**The problem**. Give the data below again exactly as written, without its pictures.

**Data provided**.

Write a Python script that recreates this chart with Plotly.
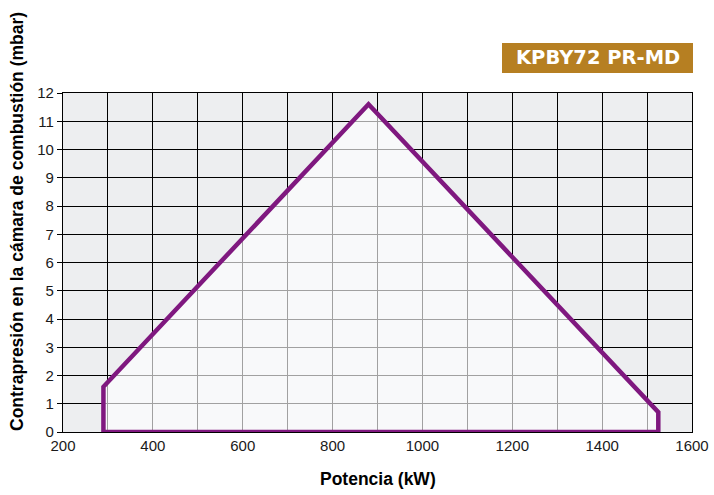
import plotly.graph_objects as go

# Working-field polygon (Potencia kW, Contrapresión mbar)
potencia = [290, 290, 880, 1525, 1525, 290]
presion = [0, 1.6, 11.6, 0.7, 0, 0]

x_ticks = [200, 400, 600, 800, 1000, 1200, 1400, 1600]
y_ticks = list(range(0, 13))

model = "KPBY72 PR-MD"
x_title = "Potencia (kW)"
y_title = "Contrapresión en la cámara de combustión (mbar)"

W, H = 714, 495
L, R, T, B = 63, 22, 93, 63
pw, ph = W - L - R, H - T - B

def px_x(p):
    return (p - L) / pw

def px_y(p):
    return (H - B - p) / ph

fig = go.Figure()
fig.add_trace(go.Scatter(
    x=potencia, y=presion, mode="lines", fill="toself",
    fillcolor="rgba(255,255,255,0.63)",
    line=dict(color="#7f187f", width=4.5),
    hoverinfo="skip", showlegend=False,
))

font = "Liberation Sans, Arial, sans-serif"
fig.update_layout(
    width=W, height=H,
    margin=dict(l=L, r=R, t=T, b=B, autoexpand=False),
    paper_bgcolor="white", plot_bgcolor="#edeef0",
    font=dict(family=font, size=15, color="#1a1a1a"),
    xaxis=dict(range=[200, 1600], tickvals=x_ticks, showgrid=True, automargin=False,
               gridcolor="black", gridwidth=1.3,
               minor=dict(dtick=100, tick0=0, showgrid=True, gridcolor="black", gridwidth=1.3),
               showline=True, linecolor="black", linewidth=1.3, mirror=True,
               ticks="", zeroline=False, tickfont=dict(size=15)),
    yaxis=dict(range=[0, 12], tickvals=y_ticks, showgrid=True, automargin=False,
               gridcolor="black", gridwidth=1.3,
               showline=True, linecolor="black", linewidth=1.3, mirror=True,
               ticks="outside", ticklen=5, tickcolor="black", tickwidth=1.3,
               zeroline=False, tickfont=dict(size=15)),
    annotations=[
        dict(text="<b>%s</b>" % y_title, textangle=-90, xref="paper", yref="paper",
             x=px_x(17), y=px_y(222), xanchor="center", yanchor="middle",
             showarrow=False, font=dict(size=17.5, color="black")),
        dict(text="<b>%s</b>" % x_title, xref="paper", yref="paper",
             x=0.5, y=px_y(479), xanchor="center", yanchor="middle",
             showarrow=False, font=dict(size=17.5, color="black")),
        dict(text="<b>%s</b>" % model, xref="paper", yref="paper",
             x=(px_x(502) + px_x(693)) / 2, y=(px_y(43) + px_y(73)) / 2,
             xanchor="center", yanchor="middle",
             showarrow=False, font=dict(family="DejaVu Sans", size=19.5, color="white")),
    ],
    shapes=[
        dict(type="rect", xref="paper", yref="paper",
             x0=px_x(502), x1=px_x(693), y0=px_y(73), y1=px_y(43),
             fillcolor="#b67f22", line=dict(width=0), layer="below"),
    ],
)

fig.write_html("out.html",
               config=dict(displayModeBar=False, responsive=False),
               post_script="document.body.style.margin='0';document.body.style.overflow='hidden';"
                           "Plotly.relayout(document.getElementById('{plot_id}'), {width:714, height:495});")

**Solution for this problem**.
Write a Python script that recreates this chart with Plotly.
import plotly.graph_objects as go

# Working-field polygon (Potencia kW, Contrapresión mbar)
potencia = [290, 290, 880, 1525, 1525, 290]
presion = [0, 1.6, 11.6, 0.7, 0, 0]

x_ticks = [200, 400, 600, 800, 1000, 1200, 1400, 1600]
y_ticks = list(range(0, 13))

model = "KPBY72 PR-MD"
x_title = "Potencia (kW)"
y_title = "Contrapresión en la cámara de combustión (mbar)"

W, H = 714, 495
L, R, T, B = 63, 22, 93, 63
pw, ph = W - L - R, H - T - B

def px_x(p):
    return (p - L) / pw

def px_y(p):
    return (H - B - p) / ph

fig = go.Figure()
fig.add_trace(go.Scatter(
    x=potencia, y=presion, mode="lines", fill="toself",
    fillcolor="rgba(255,255,255,0.63)",
    line=dict(color="#7f187f", width=4.5),
    hoverinfo="skip", showlegend=False,
))

font = "Liberation Sans, Arial, sans-serif"
fig.update_layout(
    width=W, height=H,
    margin=dict(l=L, r=R, t=T, b=B, autoexpand=False),
    paper_bgcolor="white", plot_bgcolor="#edeef0",
    font=dict(family=font, size=15, color="#1a1a1a"),
    xaxis=dict(range=[200, 1600], tickvals=x_ticks, showgrid=True, automargin=False,
               gridcolor="black", gridwidth=1.3,
               minor=dict(dtick=100, tick0=0, showgrid=True, gridcolor="black", gridwidth=1.3),
               showline=True, linecolor="black", linewidth=1.3, mirror=True,
               ticks="", zeroline=False, tickfont=dict(size=15)),
    yaxis=dict(range=[0, 12], tickvals=y_ticks, showgrid=True, automargin=False,
               gridcolor="black", gridwidth=1.3,
               showline=True, linecolor="black", linewidth=1.3, mirror=True,
               ticks="outside", ticklen=5, tickcolor="black", tickwidth=1.3,
               zeroline=False, tickfont=dict(size=15)),
    annotations=[
        dict(text="<b>%s</b>" % y_title, textangle=-90, xref="paper", yref="paper",
             x=px_x(17), y=px_y(222), xanchor="center", yanchor="middle",
             showarrow=False, font=dict(size=17.5, color="black")),
        dict(text="<b>%s</b>" % x_title, xref="paper", yref="paper",
             x=0.5, y=px_y(479), xanchor="center", yanchor="middle",
             showarrow=False, font=dict(size=17.5, color="black")),
        dict(text="<b>%s</b>" % model, xref="paper", yref="paper",
             x=(px_x(502) + px_x(693)) / 2, y=(px_y(43) + px_y(73)) / 2,
             xanchor="center", yanchor="middle",
             showarrow=False, font=dict(family="DejaVu Sans", size=19.5, color="white")),
    ],
    shapes=[
        dict(type="rect", xref="paper", yref="paper",
             x0=px_x(502), x1=px_x(693), y0=px_y(73), y1=px_y(43),
             fillcolor="#b67f22", line=dict(width=0), layer="below"),
    ],
)

fig.write_html("out.html",
               config=dict(displayModeBar=False, responsive=False),
               post_script="document.body.style.margin='0';document.body.style.overflow='hidden';"
                           "Plotly.relayout(document.getElementById('{plot_id}'), {width:714, height:495});")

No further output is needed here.